Just minutes after Fox Nation's mocking of the photo, ABC News' Jake Tapper
posted the photo with the headline "When In Rome...?"
Around 4 a.m., almost 12 hours after he first posted the photo, Tapper
posted this message on Twitter: "that foto of POTUS seeming to be sneaking a leer is misleading, im told - video shows the moment was completely innocent." He also updated his blog post by adding "Actually, not so much" to the headline and including video of the incident. Tapper wrote in the updated post, "On first glance, the snapshot appears to show President Obama caught in a moment of less than lofty analysis. But upon looking at
the video, the moment might seem to appear quite innocent -- one of those times when a picture can be misleading. The president was on a higher step and was stepping down -- so he looked down to assure his footing as the woman was walking up the stairs." He concluded: "Although: not everyone agrees. Judge for yourself."
Drudge subsequently
included a link to Tapper's blog post with the headline "

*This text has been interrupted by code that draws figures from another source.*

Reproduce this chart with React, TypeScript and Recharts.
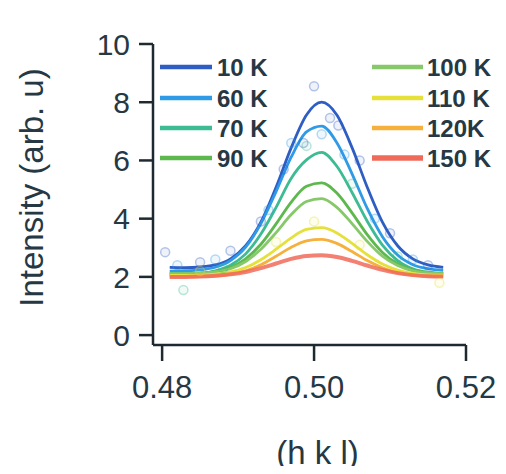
import React from 'react';
import { ComposedChart, Line, Scatter, XAxis, YAxis, Legend } from 'recharts';

// momentum transfer (h k l) sampled along the fitted curves
const hkl = [0.481, 0.483, 0.485, 0.487, 0.489, 0.491, 0.493, 0.495, 0.497, 0.499, 0.501, 0.503, 0.505, 0.507, 0.509, 0.511, 0.513, 0.515, 0.517];

// fitted intensity curves (arb. u)
const fit10K = [2.33, 2.32, 2.34, 2.41, 2.62, 3.07, 3.88, 5.08, 6.44, 7.56, 8.00, 7.56, 6.44, 5.08, 3.88, 3.07, 2.62, 2.41, 2.33];
const fit60K = [2.20, 2.21, 2.24, 2.33, 2.56, 3.02, 3.83, 4.93, 6.12, 6.98, 7.18, 6.61, 5.54, 4.35, 3.38, 2.75, 2.42, 2.28, 2.22];
const fit70K = [2.10, 2.11, 2.13, 2.21, 2.40, 2.79, 3.47, 4.39, 5.39, 6.02, 6.28, 5.80, 4.90, 3.91, 3.09, 2.56, 2.28, 2.16, 2.12];
const fit90K = [2.10, 2.11, 2.13, 2.18, 2.32, 2.62, 3.12, 3.82, 4.57, 5.11, 5.23, 4.88, 4.20, 3.45, 2.84, 2.45, 2.24, 2.15, 2.11];
const fit100K = [2.10, 2.11, 2.12, 2.17, 2.28, 2.53, 2.95, 3.52, 4.14, 4.59, 4.69, 4.39, 3.83, 3.22, 2.71, 2.39, 2.21, 2.14, 2.11];
const fit110K = [2.05, 2.05, 2.06, 2.09, 2.17, 2.32, 2.59, 2.95, 3.34, 3.63, 3.69, 3.51, 3.15, 2.76, 2.44, 2.23, 2.12, 2.07, 2.06];
const fit120K = [2.00, 2.00, 2.01, 2.03, 2.09, 2.21, 2.42, 2.71, 3.02, 3.24, 3.29, 3.15, 2.87, 2.56, 2.31, 2.14, 2.06, 2.02, 2.01];
const fit150K = [2.00, 2.00, 2.01, 2.04, 2.09, 2.17, 2.30, 2.46, 2.62, 2.72, 2.74, 2.68, 2.55, 2.39, 2.24, 2.13, 2.06, 2.02, 2.01];

// measured points (faint open circles)
const pts10K: [number, number][] = [[0.4804, 2.85], [0.4850, 2.5], [0.4890, 2.9], [0.4930, 3.9], [0.4960, 5.7], [0.4986, 6.6], [0.5000, 8.55], [0.5021, 7.46], [0.5032, 7.2], [0.5060, 6.0], [0.5100, 3.5], [0.5150, 2.4]];
const pts60K: [number, number][] = [[0.4820, 2.4], [0.4870, 2.6], [0.4940, 4.3], [0.4970, 6.6], [0.5010, 6.9], [0.5040, 6.2], [0.5080, 4.0], [0.5130, 2.6]];
const pts70K: [number, number][] = [[0.4828, 1.55], [0.4880, 2.3], [0.4990, 6.5], [0.5050, 5.2], [0.5110, 2.7]];
const pts110K: [number, number][] = [[0.4850, 2.2], [0.4950, 3.2], [0.5000, 3.9], [0.5060, 3.1], [0.5165, 1.8]];

const temps = ['10 K', '60 K', '70 K', '90 K', '100 K', '110 K', '120K', '150 K'];
const colors = ['#2e5ec4', '#2f9ae6', '#3dbb93', '#5db84d', '#86c86a', '#e6e03a', '#f6b03c', '#f06a5a'];
const fits = [fit10K, fit60K, fit70K, fit90K, fit100K, fit110K, fit120K, fit150K];
const pointSets: { idx: number; pts: [number, number][] }[] = [
  { idx: 0, pts: pts10K },
  { idx: 1, pts: pts60K },
  { idx: 2, pts: pts70K },
  { idx: 5, pts: pts110K },
];

const yTicks = [0, 2, 4, 6, 8, 10];
const xTicks = [0.48, 0.50, 0.52];

const textColor = '#263843';
const axisColor = '#1e2a30';
const font = 'Liberation Sans, Arial, sans-serif';

const LegendBox = () => {
  const rowsY = [59, 90, 120, 150];
  return (
    <svg width={490} height={180} style={{ overflow: 'visible' }}>
      {temps.map((t, i) => {
        const col = i < 4 ? 0 : 1;
        const row = i % 4;
        const x0 = col === 0 ? 152 : 364;
        const x1 = col === 0 ? 204 : 415;
        const tx = col === 0 ? 209 : 419;
        const y = rowsY[row];
        return (
          <g key={t}>
            <line x1={x0} x2={x1} y1={y} y2={y} stroke={colors[i]} strokeWidth={i === 7 ? 5.5 : 4.5} />
            <text x={tx} y={y} dy="0.36em" fontSize={24} fontWeight="bold" fill={textColor} fontFamily={font}>{t}</text>
          </g>
        );
      })}
    </svg>
  );
};

export default function App() {
  const lineData = fits.map((f) => hkl.map((x, k) => ({ x, y: f[k] })));
  return (
    <div style={{ width: 490, height: 458, background: '#fff', overflow: 'visible' }}>
      <ComposedChart width={490} height={464} margin={{ top: 36, right: 32, bottom: 0, left: 0 }}>
        <XAxis
          type="number"
          dataKey="x"
          domain={[0.4788, 0.52]}
          ticks={xTicks}
          allowDataOverflow
          height={127}
          tickSize={16}
          tickMargin={15}
          tickFormatter={(v: number) => v.toFixed(2)}
          tick={{ fontSize: 31, fill: textColor, fontFamily: font }}
          axisLine={{ stroke: axisColor, strokeWidth: 2.5 }}
          tickLine={{ stroke: axisColor, strokeWidth: 2.5 }}
          label={{
            content: (p: any) => {
              const vb = p.viewBox || {};
              return (
                <text x={vb.x + vb.width / 2 + 8} y={vb.y + 119} textAnchor="middle" fontSize={33} fill={textColor} fontFamily={font}>(h k l)</text>
              );
            },
          }}
        />
        <YAxis
          type="number"
          dataKey="y"
          domain={[-0.34, 10]}
          ticks={yTicks}
          allowDataOverflow
          width={145}
          tickSize={14}
          tickMargin={9}
          tick={{ fontSize: 30, fill: textColor, fontFamily: font }}
          axisLine={{ stroke: axisColor, strokeWidth: 2.5 }}
          tickLine={{ stroke: axisColor, strokeWidth: 2.5 }}
          label={{
            content: (p: any) => {
              const vb = p.viewBox || {};
              const cx = 23;
              const cy = vb.y + vb.height / 2 - 7;
              return (
                <text x={cx} y={cy} textAnchor="middle" dominantBaseline="central" transform={`rotate(-90 ${cx} ${cy})`} fontSize={33} fill={textColor} fontFamily={font}>Intensity (arb. u)</text>
              );
            },
          }}
        />
        {pointSets.map((s) => (
          <Scatter
            key={'s' + s.idx}
            data={s.pts.map(([x, y]) => ({ x, y }))}
            dataKey="y"
            isAnimationActive={false}
            legendType="none"
            shape={(p: any) => (
              <circle cx={p.cx} cy={p.cy} r={4.5} fill={colors[s.idx]} fillOpacity={0.08} stroke={colors[s.idx]} strokeOpacity={0.35} strokeWidth={1.5} />
            )}
          />
        ))}
        {lineData.map((d, i) => (
          <Line
            key={temps[i]}
            data={d}
            dataKey="y"
            name={temps[i]}
            type="monotone"
            stroke={colors[i]}
            strokeWidth={i === 7 ? 4 : 2.8}
            strokeOpacity={i === 7 ? 0.85 : 1}
            dot={false}
            activeDot={false}
            isAnimationActive={false}
          />
        ))}
        <Legend
          layout="horizontal"
          verticalAlign="middle"
          align="center"
          wrapperStyle={{ position: 'absolute', top: 0, left: 0, width: 490, height: 180 }}
          content={() => <LegendBox />}
        />
      </ComposedChart>
    </div>
  );
}
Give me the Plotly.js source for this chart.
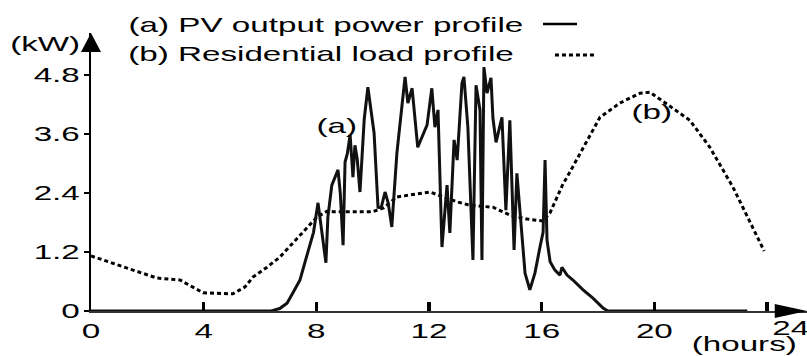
<!DOCTYPE html>
<html><head><meta charset="utf-8">
<script src="https://cdn.plot.ly/plotly-3.0.1.min.js"></script>
<style>body{margin:0;background:#fff} #chart{width:807px;height:356px}</style>
</head><body><div id="chart"></div>
<script>
// (a) PV output power profile
const pvHours = [0, 6.4, 6.7, 6.96, 7.2, 7.42, 7.6, 7.77, 7.9, 8.06, 8.15, 8.24, 8.34, 8.41, 8.55, 8.77, 8.85, 8.95, 9.02, 9.1, 9.2, 9.3, 9.37, 9.45, 9.55, 9.7, 9.83, 10.05, 10.19, 10.3, 10.44, 10.55, 10.68, 10.86, 11.04, 11.15, 11.25, 11.4, 11.6, 11.93, 12.1, 12.21, 12.32, 12.46, 12.64, 12.74, 12.89, 13.0, 13.17, 13.24, 13.38, 13.56, 13.67, 13.81, 13.88, 13.95, 14.06, 14.2, 14.27, 14.38, 14.59, 14.73, 14.87, 15.02, 15.12, 15.23, 15.41, 15.58, 15.76, 15.94, 16.05, 16.12, 16.19, 16.3, 16.47, 16.65, 16.72, 16.9, 17.11, 17.47, 17.82, 18.18, 18.35, 23.3];
const pvKW = [0, 0, 0.05, 0.16, 0.4, 0.63, 1.0, 1.35, 1.6, 2.2, 1.8, 1.4, 0.98, 1.91, 2.56, 2.87, 2.4, 1.34, 3.03, 3.2, 3.58, 2.72, 3.37, 3.1, 2.42, 3.9, 4.55, 3.62, 2.11, 2.1, 2.42, 2.2, 1.71, 3.21, 4.13, 4.76, 4.23, 4.53, 3.33, 3.78, 4.53, 3.74, 4.09, 1.3, 2.56, 1.59, 3.48, 3.07, 4.63, 4.76, 3.74, 1.04, 4.59, 4.09, 1.04, 4.96, 4.43, 4.74, 3.92, 3.43, 3.94, 2.05, 3.88, 1.24, 2.8, 2.05, 0.77, 0.43, 0.77, 1.3, 1.6, 3.07, 1.44, 1.0, 0.83, 0.73, 0.89, 0.73, 0.63, 0.43, 0.26, 0.06, 0, 0];
// (b) Residential load profile
const loadHours = [0, 2.34, 3.16, 3.98, 5.04, 5.47, 5.75, 6.25, 6.71, 7.17, 7.67, 8.02, 8.38, 8.6, 10.0, 10.4, 10.86, 12.03, 13.0, 13.45, 14.27, 14.87, 15.48, 16.05, 16.3, 16.55, 16.77, 16.9, 17.47, 18.07, 18.78, 19.49, 19.84, 21.26, 21.97, 22.79, 23.9];
const loadKW = [1.12, 0.67, 0.63, 0.37, 0.35, 0.49, 0.69, 0.89, 1.10, 1.38, 1.69, 1.91, 2.03, 2.02, 2.02, 2.1, 2.32, 2.42, 2.22, 2.15, 2.11, 1.95, 1.87, 1.83, 2.0, 2.32, 2.6, 2.72, 3.33, 3.94, 4.23, 4.43, 4.45, 3.88, 3.33, 2.52, 1.22];

const xTickVals = [0, 4, 8, 12, 16, 20, 24];
const xTickText = ['0', '4', '8', '12', '16', '20', ''];
const yTickVals = [0, 1.2, 2.4, 3.6, 4.8];
const yTickText = ['0', '1.2', '2.4', '3.6', '4.8'];
const legendA = '(a) PV output power profile';
const legendB = '(b) Residential load profile';

const FONT = {family: 'Liberation Sans, Arial, sans-serif', size: 21, color: '#000'};

const traces = [
  {x: loadHours, y: loadKW, mode: 'lines', line: {color: '#000', width: 3, dash: '4px,3px'}, hoverinfo: 'skip'},
  {x: pvHours, y: pvKW, mode: 'lines', line: {color: '#111', width: 3}, hoverinfo: 'skip'}
];

function ann(text, x, y, ref) {
  return {text: text, x: x, y: y, xref: ref || 'paper', yref: ref || 'paper', showarrow: false,
          xanchor: 'center', yanchor: 'middle', font: FONT, borderpad: 0};
}

const layout = {
  width: 807, height: 356,
  margin: {l: 91, r: 0, t: 33, b: 45},
  paper_bgcolor: '#fff', plot_bgcolor: '#fff',
  showlegend: false,
  font: FONT,
  xaxis: {range: [0, 25.42], tickvals: xTickVals, ticktext: xTickText, ticks: 'inside', ticklen: 9,
          tickwidth: 3.5, tickcolor: '#000', showline: true, linecolor: '#333', linewidth: 1.5,
          showgrid: false, zeroline: false, tickfont: FONT, fixedrange: true},
  yaxis: {range: [0, 5.654], tickvals: yTickVals, ticktext: yTickText, ticks: 'outside', ticklen: 5,
          tickwidth: 1.5, tickcolor: '#000', showline: true, linecolor: '#000', linewidth: 2,
          showgrid: false, zeroline: false, tickfont: FONT, fixedrange: true},
  annotations: [
    ann('(kW)', -0.0642, 0.964),
    ann(legendA, 0.3289, 1.029),
    ann(legendB, 0.3219, 0.928),
    ann('(hours)', 0.9134, -0.117),
    ann('24', 0.9777, -0.061),
    ann('(a)', 8.73, 3.78, 'x'),
    ann('(b)', 19.9, 4.05, 'x')
  ],
  shapes: [
    {type: 'path', xref: 'paper', yref: 'paper', path: 'M 0.955 0.025 L 1 0 L 0.955 -0.025 Z', fillcolor: '#000', line: {width: 0}},
    {type: 'path', xref: 'paper', yref: 'paper', path: 'M -0.014 0.932 L 0 1 L 0.014 0.932 Z', fillcolor: '#000', line: {width: 0}},
    {type: 'line', xref: 'paper', yref: 'paper', x0: 0.6313, x1: 0.6788, y0: 1.0324, y1: 1.0324, line: {color: '#000', width: 2.5}},
    {type: 'line', xref: 'paper', yref: 'paper', x0: 0.648, x1: 0.7039, y0: 0.9209, y1: 0.9209, line: {color: '#000', width: 3, dash: '4px,3px'}}
  ]
};

function stretch(gd) {
  gd.querySelectorAll('text').forEach(function (t) {
    if (!t.textContent.trim()) return;
    var L = t.getComputedTextLength();
    t.setAttribute('textLength', (L * 1.58).toFixed(1));
    t.setAttribute('lengthAdjust', 'spacingAndGlyphs');
  });
}

Plotly.newPlot('chart', traces, layout, {displayModeBar: false, staticPlot: true}).then(stretch);
</script>
</body></html>
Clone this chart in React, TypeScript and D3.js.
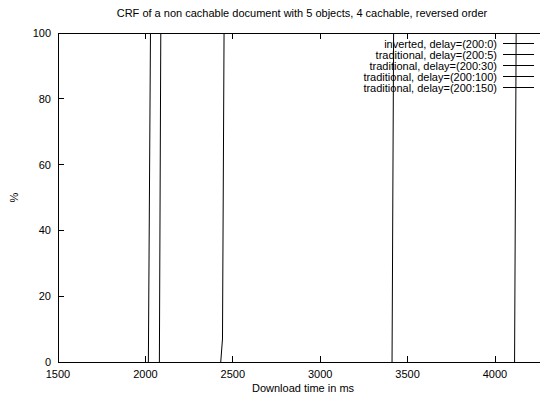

ABCNEWS: NO HE DIDN'T ..."
A classic example of how the right-wing noise machine works was unfolding before the American people. A non-story starts on a right-wing website and works its way into the mainstream. It usually involves Drudge, the fedora-wearing boy who cries wolf (almost daily) on the Internet, and mainstream news outlets follow his lead, offering up under-researched and factually inaccurate story lines.
Had the mainstream media done their job -- you know, checking the video to get the context from which the photo was taken -- they would have clearly seen that Obama was attempting to navigate high steps, while reaching back to help someone behind him do so as well. As Fox News host Greta Van Susteren
said after airing video of the event, "Yes, a still picture can lie. And this one does."
Of course, the next morning after Van Susteren's show, the Fox & Friends crew went right back to
trashing the president with lascivious speculation that was contradicted by easily accessible fact.
News segments that set the record straight are unfortunately the exception and not the rule.
Fox's Van Susteren,
ABC's Good Morning America, and
MSNBC Live should be commended for pushing back in segments about the faux controversy. Perhaps their colleagues could learn a thing or two from their example. After all, journalists and news outlets checking the facts before running with a "story" is the least we should expect.